## Stated task
Reproduce every record exactly as it appears, but not the pictures.

-------- Raw data --------

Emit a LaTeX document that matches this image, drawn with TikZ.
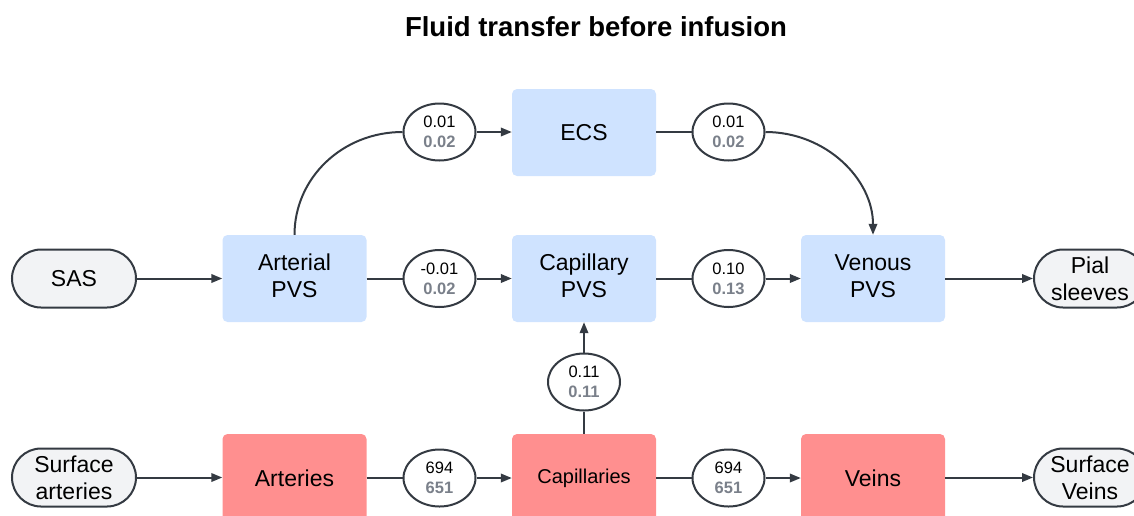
\documentclass[tikz,border=0pt]{standalone}
\usepackage{fontspec}
\setmainfont{Liberation Sans}
\usetikzlibrary{arrows.meta,shapes.geometric}
\definecolor{edgec}{HTML}{343A42}
\definecolor{pvsblue}{HTML}{CFE3FF}
\definecolor{vesselred}{HTML}{FF8F8F}
\definecolor{termfill}{HTML}{F2F3F5}
\definecolor{numgray}{HTML}{7A808A}
\begin{document}
\begin{tikzpicture}[x=1pt,y=-1pt,
  pvs/.style={fill=pvsblue, rounded corners=5pt, minimum width=144pt, minimum height=87pt, inner sep=0pt, align=center, font=\fontsize{23}{27}\selectfont},
  vessel/.style={fill=vesselred, rounded corners=5pt, minimum width=144pt, minimum height=88pt, inner sep=0pt, align=center, font=\fontsize{23}{27}\selectfont},
  term/.style={draw=edgec, line width=2pt, fill=termfill, rounded corners=29pt, minimum width=124pt, minimum height=58pt, inner sep=0pt, align=center, font=\fontsize{23}{27}\selectfont},
  flux/.style={ellipse, draw=edgec, line width=2pt, fill=white, minimum width=72pt, minimum height=57pt, inner sep=0pt, align=center, font=\fontsize{16.5}{20}\selectfont},
  conn/.style={draw=edgec, line width=2pt},
  arr/.style={conn, -{Triangle[length=11pt,width=8.5pt]}}
]
\useasboundingbox (0,0) rectangle (1134,515);
\clip (0,0) rectangle (1134,515);

\node[font=\fontsize{27.5}{32}\selectfont\bfseries] (title) at (596,27) {Fluid transfer before infusion};

% top row
\node[pvs] (ecs) at (584,132.5) {ECS};
\node[flux] (f1) at (439.5,132) {0.01\\{\color{numgray}\bfseries 0.02}};
\node[flux] (f4) at (728.5,132) {0.01\\{\color{numgray}\bfseries 0.02}};

% middle row
\node[term] (sas) at (74,278.5) {SAS};
\node[pvs] (apvs) at (294.5,278.5) {Arterial\\PVS\rule[-5pt]{0pt}{0pt}};
\node[flux] (f2) at (439.5,278.5) {-0.01\\{\color{numgray}\bfseries 0.02}};
\node[pvs] (cpvs) at (584,278.5) {Capillary\\PVS\rule[-5pt]{0pt}{0pt}};
\node[flux] (f3) at (728.5,278.5) {0.10\\{\color{numgray}\bfseries 0.13}};
\node[pvs] (vpvs) at (873,278.5) {Venous\\PVS\rule[-5pt]{0pt}{0pt}};
\node[term, minimum width=112pt] (pial) at (1090,278.5) {Pial\\sleeves};

% vertical flux
\node[flux] (f5) at (584,382) {0.11\\{\color{numgray}\bfseries 0.11}};

% bottom row
\node[term] (sart) at (74,477.5) {Surface\\arteries};
\node[vessel] (art) at (294.5,478) {Arteries};
\node[flux] (f6) at (439.5,478) {694\\{\color{numgray}\bfseries 651}};
\node[vessel, font=\fontsize{20}{24}\selectfont] (cap) at (584,478) {Capillaries};
\node[flux] (f7) at (728.5,478) {694\\{\color{numgray}\bfseries 651}};
\node[vessel] (veins) at (873,478) {Veins};
\node[term, minimum width=112pt] (sveins) at (1090,477.5) {Surface\\Veins};

% connectors: top
\draw[conn] (apvs.north) .. controls +(0,-57) and +(-60,0) .. (f1.west);
\draw[arr] (f1.east) -- (ecs.west |- f1.east);
\draw[conn] (ecs.east |- f4.west) -- (f4.west);
\draw[arr] (f4.east) .. controls +(60,0) and +(0,-56) .. (vpvs.north);

% connectors: middle
\draw[arr] (sas.east) -- (apvs.west);
\draw[conn] (apvs.east) -- (f2.west);
\draw[arr] (f2.east) -- (cpvs.west);
\draw[conn] (cpvs.east) -- (f3.west);
\draw[arr] (f3.east) -- (vpvs.west);
\draw[arr] (vpvs.east) -- (pial.west);

% vertical
\draw[conn] (cap.north) -- (f5.south);
\draw[arr] (f5.north) -- (cpvs.south);

% bottom
\draw[arr] (sart.east) -- (art.west |- sart.east);
\draw[conn] (art.east) -- (f6.west);
\draw[arr] (f6.east) -- (cap.west);
\draw[conn] (cap.east) -- (f7.west);
\draw[arr] (f7.east) -- (veins.west);
\draw[arr] (veins.east |- sveins.west) -- (sveins.west);
\end{tikzpicture}
\end{document}
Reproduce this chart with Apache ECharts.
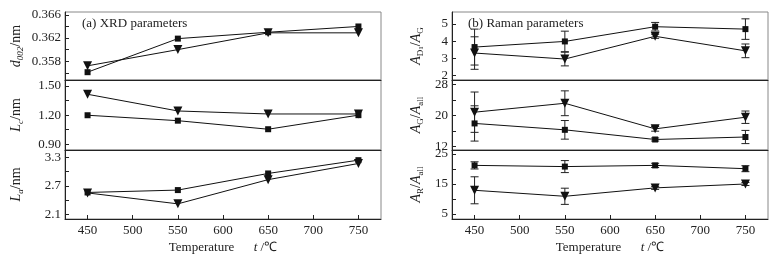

--------

## Answer for this exercise
Emit a LaTeX document that matches this image, drawn with TikZ.
\documentclass[tikz,border=0pt]{standalone}
\usepackage{fontspec}
\setmainfont{Liberation Sans}
\usetikzlibrary{arrows.meta,shapes.geometric}
\definecolor{edgec}{HTML}{343A42}
\definecolor{pvsblue}{HTML}{CFE3FF}
\definecolor{vesselred}{HTML}{FF8F8F}
\definecolor{termfill}{HTML}{F2F3F5}
\definecolor{numgray}{HTML}{7A808A}
\begin{document}
\begin{tikzpicture}[x=1pt,y=-1pt,
  pvs/.style={fill=pvsblue, rounded corners=5pt, minimum width=144pt, minimum height=87pt, inner sep=0pt, align=center, font=\fontsize{23}{27}\selectfont},
  vessel/.style={fill=vesselred, rounded corners=5pt, minimum width=144pt, minimum height=88pt, inner sep=0pt, align=center, font=\fontsize{23}{27}\selectfont},
  term/.style={draw=edgec, line width=2pt, fill=termfill, rounded corners=29pt, minimum width=124pt, minimum height=58pt, inner sep=0pt, align=center, font=\fontsize{23}{27}\selectfont},
  flux/.style={ellipse, draw=edgec, line width=2pt, fill=white, minimum width=72pt, minimum height=57pt, inner sep=0pt, align=center, font=\fontsize{16.5}{20}\selectfont},
  conn/.style={draw=edgec, line width=2pt},
  arr/.style={conn, -{Triangle[length=11pt,width=8.5pt]}}
]
\useasboundingbox (0,0) rectangle (1134,515);
\clip (0,0) rectangle (1134,515);

\node[font=\fontsize{27.5}{32}\selectfont\bfseries] (title) at (596,27) {Fluid transfer before infusion};

% top row
\node[pvs] (ecs) at (584,132.5) {ECS};
\node[flux] (f1) at (439.5,132) {0.01\\{\color{numgray}\bfseries 0.02}};
\node[flux] (f4) at (728.5,132) {0.01\\{\color{numgray}\bfseries 0.02}};

% middle row
\node[term] (sas) at (74,278.5) {SAS};
\node[pvs] (apvs) at (294.5,278.5) {Arterial\\PVS\rule[-5pt]{0pt}{0pt}};
\node[flux] (f2) at (439.5,278.5) {-0.01\\{\color{numgray}\bfseries 0.02}};
\node[pvs] (cpvs) at (584,278.5) {Capillary\\PVS\rule[-5pt]{0pt}{0pt}};
\node[flux] (f3) at (728.5,278.5) {0.10\\{\color{numgray}\bfseries 0.13}};
\node[pvs] (vpvs) at (873,278.5) {Venous\\PVS\rule[-5pt]{0pt}{0pt}};
\node[term, minimum width=112pt] (pial) at (1090,278.5) {Pial\\sleeves};

% vertical flux
\node[flux] (f5) at (584,382) {0.11\\{\color{numgray}\bfseries 0.11}};

% bottom row
\node[term] (sart) at (74,477.5) {Surface\\arteries};
\node[vessel] (art) at (294.5,478) {Arteries};
\node[flux] (f6) at (439.5,478) {694\\{\color{numgray}\bfseries 651}};
\node[vessel, font=\fontsize{20}{24}\selectfont] (cap) at (584,478) {Capillaries};
\node[flux] (f7) at (728.5,478) {694\\{\color{numgray}\bfseries 651}};
\node[vessel] (veins) at (873,478) {Veins};
\node[term, minimum width=112pt] (sveins) at (1090,477.5) {Surface\\Veins};

% connectors: top
\draw[conn] (apvs.north) .. controls +(0,-57) and +(-60,0) .. (f1.west);
\draw[arr] (f1.east) -- (ecs.west |- f1.east);
\draw[conn] (ecs.east |- f4.west) -- (f4.west);
\draw[arr] (f4.east) .. controls +(60,0) and +(0,-56) .. (vpvs.north);

% connectors: middle
\draw[arr] (sas.east) -- (apvs.west);
\draw[conn] (apvs.east) -- (f2.west);
\draw[arr] (f2.east) -- (cpvs.west);
\draw[conn] (cpvs.east) -- (f3.west);
\draw[arr] (f3.east) -- (vpvs.west);
\draw[arr] (vpvs.east) -- (pial.west);

% vertical
\draw[conn] (cap.north) -- (f5.south);
\draw[arr] (f5.north) -- (cpvs.south);

% bottom
\draw[arr] (sart.east) -- (art.west |- sart.east);
\draw[conn] (art.east) -- (f6.west);
\draw[arr] (f6.east) -- (cap.west);
\draw[conn] (cap.east) -- (f7.west);
\draw[arr] (f7.east) -- (veins.west);
\draw[arr] (veins.east |- sveins.west) -- (sveins.west);
\end{tikzpicture}
\end{document}
Reproduce this chart with Apache ECharts.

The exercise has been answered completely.